De fato, seria, com todo respeito, usar um belo sapato de grife e andar com a bunda de fora. É engraçado ,mas as pessoas fazem isto o tempo inteiro. Hoje a profusão de textos para lermos é enorme, embora conhecer não seja o mesmo que saber. 
Saber se adquire pela prática, conhecer pela leitura. Práticas feitas só com leitura levam a erro, pelo menos na Umbanda. De fato, trabalhamos com energia e nós próprios somos energia, então temos que necessariamente experimentar o que nos propomos a fazer. A Umbanda é vida e ,assim sendo, tem que ser vivenciada, tem que ser aberta a experiências, necessita do exercício da mente não em decorar, mas falo de novo , experimentar.
As pessoas de uma forma geral se perdem na simplicidade. Simplesmente porque não conseguem processar, a mente humana busca por desafios, por coisas complexas, como se fosse uma musculação intelectual, o que permite uma injeção de dopamina e felicidade, coisa que a simplicidade não provoca. Ser simples não faz com que nenhum hormônio seja despejado em nossas correntes sanguíneas.

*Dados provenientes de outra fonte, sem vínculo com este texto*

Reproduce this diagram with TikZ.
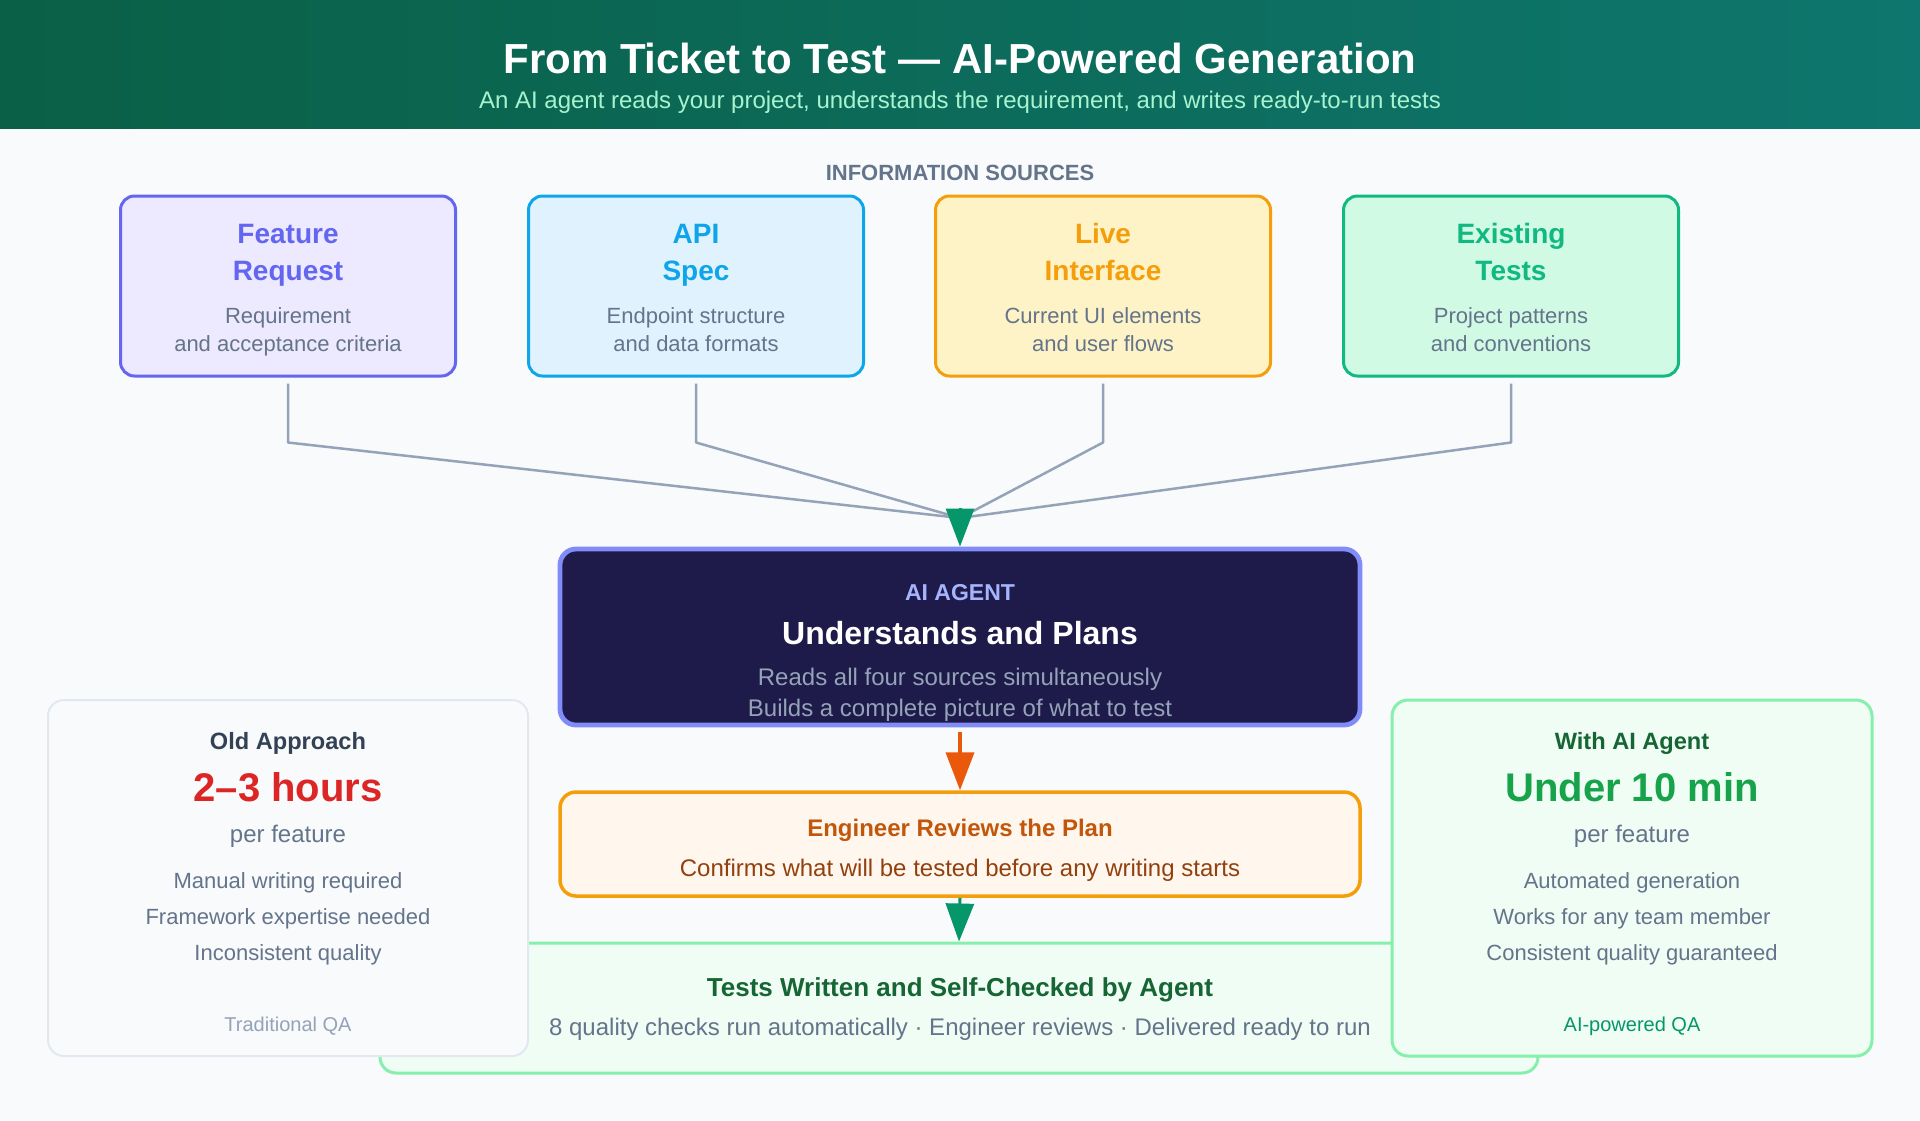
\documentclass[tikz,border=0pt]{standalone}
\usepackage{fontspec}
\setmainfont{Liberation Sans}
\usetikzlibrary{arrows.meta,positioning}

\definecolor{pagebg}{HTML}{F8FAFC}
\definecolor{headl}{HTML}{0A6046}
\definecolor{headr}{HTML}{0E766E}
\definecolor{subtxt}{HTML}{A7F3D0}
\definecolor{slate}{HTML}{64748B}
\definecolor{slatedk}{HTML}{334155}
\definecolor{slatelt}{HTML}{94A3B8}
\definecolor{purpfill}{HTML}{EDE9FE}
\definecolor{purpline}{HTML}{6366F1}
\definecolor{bluefill}{HTML}{E0F2FE}
\definecolor{blueline}{HTML}{0EA5E9}
\definecolor{ambfill}{HTML}{FEF3C7}
\definecolor{ambline}{HTML}{F59E0B}
\definecolor{mintfill}{HTML}{D1FAE5}
\definecolor{mintline}{HTML}{10B981}
\definecolor{agentfill}{HTML}{1E1B4B}
\definecolor{agentline}{HTML}{818CF8}
\definecolor{agentcap}{HTML}{A5B4FC}
\definecolor{arrowgreen}{HTML}{059669}
\definecolor{arroworange}{HTML}{EA580C}
\definecolor{revfill}{HTML}{FFF7ED}
\definecolor{revtitle}{HTML}{C2570C}
\definecolor{revtext}{HTML}{92400E}
\definecolor{okfill}{HTML}{F0FDF4}
\definecolor{okline}{HTML}{86EFAC}
\definecolor{okdark}{HTML}{166534}
\definecolor{okbright}{HTML}{16A34A}
\definecolor{oldline}{HTML}{E2E8F0}
\definecolor{oldred}{HTML}{DC2626}

\begin{document}
\begin{tikzpicture}[x=.5pt,y=-.5pt,every node/.style={text depth=0pt},
  srcbox/.style={rounded corners=7pt,line width=1.5pt,minimum width=167.5pt,minimum height=90pt},
  srctitle/.style={font=\fontsize{14}{18.5}\selectfont\bfseries,align=center},
  srcdesc/.style={font=\fontsize{11}{14}\selectfont,align=center,text=slate},
  feed/.style={draw=slatelt,line width=1.25pt,line join=round},
  wide/.style={rounded corners=8pt,minimum width=400pt},
  sidebox/.style={rounded corners=8pt,minimum width=240pt,minimum height=178pt},
  greenhead/.style={draw=arrowgreen,line width=1.5pt,-{Triangle[length=19pt,width=14pt]}},
  orangehead/.style={draw=arroworange,line width=2pt,-{Triangle[length=19pt,width=14pt]}}]
  \useasboundingbox (0,0) rectangle (1920,1120);
  \fill[pagebg] (0,0) rectangle (1920,1120);
  % header band
  \fill[left color=headl,right color=headr] (0,0) rectangle (1920,128);
  \node[font=\fontsize{21}{24}\selectfont\bfseries,text=white] (title) at (960,58)
    {From Ticket to Test — AI-Powered Generation};
  \node[font=\fontsize{12}{14}\selectfont,text=subtxt] (subtitle) at (960,100)
    {An AI agent reads your project, understands the requirement, and writes ready-to-run tests};
  \node[font=\fontsize{11}{13}\selectfont\bfseries,text=slate] (srchead) at (960,173) {INFORMATION SOURCES};

  % the four sources
  \coordinate (hub) at (960,518);
  \foreach \i/\cx/\bgc/\fgc/\ttl/\dsc in {
    1/288/purpfill/purpline/{Feature\\Request}/{Requirement\\and acceptance criteria},
    2/696/bluefill/blueline/{API\\Spec}/{Endpoint structure\\and data formats},
    3/1103/ambfill/ambline/{Live\\Interface}/{Current UI elements\\and user flows},
    4/1511/mintfill/mintline/{Existing\\Tests}/{Project patterns\\and conventions}}
  {
    \node[srcbox,fill=\bgc,draw=\fgc] (src\i) at (\cx,286) {};
    \node[srctitle,text=\fgc] (srct\i) at (\cx,252) {\ttl};
    \node[srcdesc] (srcd\i) at (\cx,330) {\dsc};
    \draw[feed] ([yshift=-3pt]src\i.south) -- ++(0,59) -- (hub);
  }

  % agent
  \node[wide,minimum height=88pt,fill=agentfill,draw=agentline,line width=2.4pt] (agent) at (960,637) {};
  \node[font=\fontsize{11.5}{13}\selectfont\bfseries,text=agentcap] (agentcap) at (960,592) {AI AGENT};
  \node[font=\fontsize{16}{19}\selectfont\bfseries,text=white] (agentttl) at (960,633) {Understands and Plans};
  \node[font=\fontsize{12}{15.5}\selectfont,text=slatelt,align=center] (agentdsc) at (960,692)
    {Reads all four sources simultaneously\\Builds a complete picture of what to test};
  \coordinate (hubtop) at (960,508);
  \draw[greenhead] (hubtop) -- (agent.north);

  % review
  \node[wide,minimum height=52pt,fill=revfill,draw=ambline,line width=1.75pt] (review) at (960,844) {};
  \node[font=\fontsize{12}{14}\selectfont\bfseries,text=revtitle] (revttl) at (960,828) {Engineer Reviews the Plan};
  \node[font=\fontsize{12}{14}\selectfont,text=revtext] (revdsc) at (960,868)
    {Confirms what will be tested before any writing starts};
  \draw[orangehead] ([yshift=-2.5pt]agent.south) -- (review.north);

  % tests
  \node[rounded corners=8pt,minimum width=579pt,minimum height=65pt,fill=okfill,draw=okline,line width=1.5pt]
    (tests) at (959,1008) {};
  \node[font=\fontsize{13}{15}\selectfont\bfseries,text=okdark] (testttl) at (960,987)
    {Tests Written and Self-Checked by Agent};
  \node[font=\fontsize{12}{14}\selectfont,text=slate] (testdsc) at (960,1027)
    {8 quality checks run automatically · Engineer reviews · Delivered ready to run};
  \draw[greenhead] (review.south) -- (tests.north);

  % comparison cards
  \foreach \k/\cx/\bgc/\edc/\lw/\hd/\hdc/\big/\bigc/\la/\lb/\lc/\ft/\ftc in {
    old/288/pagebg/oldline/1pt/Old Approach/slatedk/2–3 hours/oldred/Manual writing required/Framework expertise needed/Inconsistent quality/Traditional QA/slatelt,
    new/1632/okfill/okline/1.5pt/With AI Agent/okdark/Under 10 min/okbright/Automated generation/Works for any team member/Consistent quality guaranteed/AI-powered QA/arrowgreen}
  {
    \node[sidebox,fill=\bgc,draw=\edc,line width=\lw] (\k) at (\cx,878) {};
    \node[font=\fontsize{11.8}{14}\selectfont\bfseries,text=\hdc] (\k hd) at (\cx,741) {\hd};
    \node[font=\fontsize{20}{24}\selectfont\bfseries,text=\bigc] (\k big) at (\cx,787) {\big};
    \node[font=\fontsize{12}{14}\selectfont,text=slate] (\k per) at (\cx,834) {per feature};
    \node[font=\fontsize{11}{18}\selectfont,text=slate,align=center] (\k pts) at (\cx,917) {\la\\\lb\\\lc};
    \node[font=\fontsize{10}{12}\selectfont,text=\ftc] (\k ft) at (\cx,1024) {\ft};
  }
\end{tikzpicture}
\end{document}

O saber na Umbanda está diretamente relacionado à caridade. É na prática da caridade que aprendemos, não há como ser diferente. Como já falei outras vezes, a caridade é complexa. Incorporar uma entidade e deixar que ela atue através de nós, sem que a influenciemos com nossos conceitos, é um ato de caridade. Tem muito médium que "usa" a incorporação para colocar suas próprias idéias - e isso- é o contrário de caridade. Entidade nenhuma - seja de esquerda ou de direita- jamais atribui nenhuma ação a si própria - eu fiz, eu faço, eu aconteço-porque ela trabalha em conjunto com o Divino. Pode até falar que ela se encarrega de uma proteção específica, mas jamais em tempo algum provocará situações de conflito ou mal estar. Observar, pensar e concluir também é caridade, mesmo que sirva só para nós.
Ogum não faz "limpeza" de gente em terreiros - ou seja, não manda ninguém embora porque é melhor ou pior-, preto velho não causa discussões para acertar arestas, Pomba Gira não é vaidosa - tenha sempre a certeza que eles estão acima de nossos sentimentos terráqueos e mundanos. 
Tenho uma amiga chamada Renata Coutinho, um ser que anda irradiando luz, simplesmente porque se permitiu entrar em reflexão diante de suas observações da vida. E dela me veio o cristal bruto: lucidez não tem preço. E assim , vi nesta menina o reflexo Divino. Porque quando a pessoa se presta a refletir a Luz que vem do Alto e não de sua própria mente, tem reais condições de ajudar e prestar a real caridade.  Não pode nunca ser diferente.
A Umbanda não foi criada para adorarmos um ser humano, mas para nos reintegrarmos às energias Divinas da natureza, para elevarmos e reequilibrarmos nossas energias à energia geradora- à caridade. Fora da caridade não há salvação.É colocar portão eletrônico em cerca de arame farpado. 
Por último - e não menos importante- tenho ouvido de muitos umbandistas - muitos inclusive de renome- que oração de nada adianta. Ao escutar isto, corra amigo e muito. O Divino não deixa nenhuma conversa direta com ele sem resposta. Lucidez não tem preço, assim como nossa liberdade de expressão. Oremos. Saravá!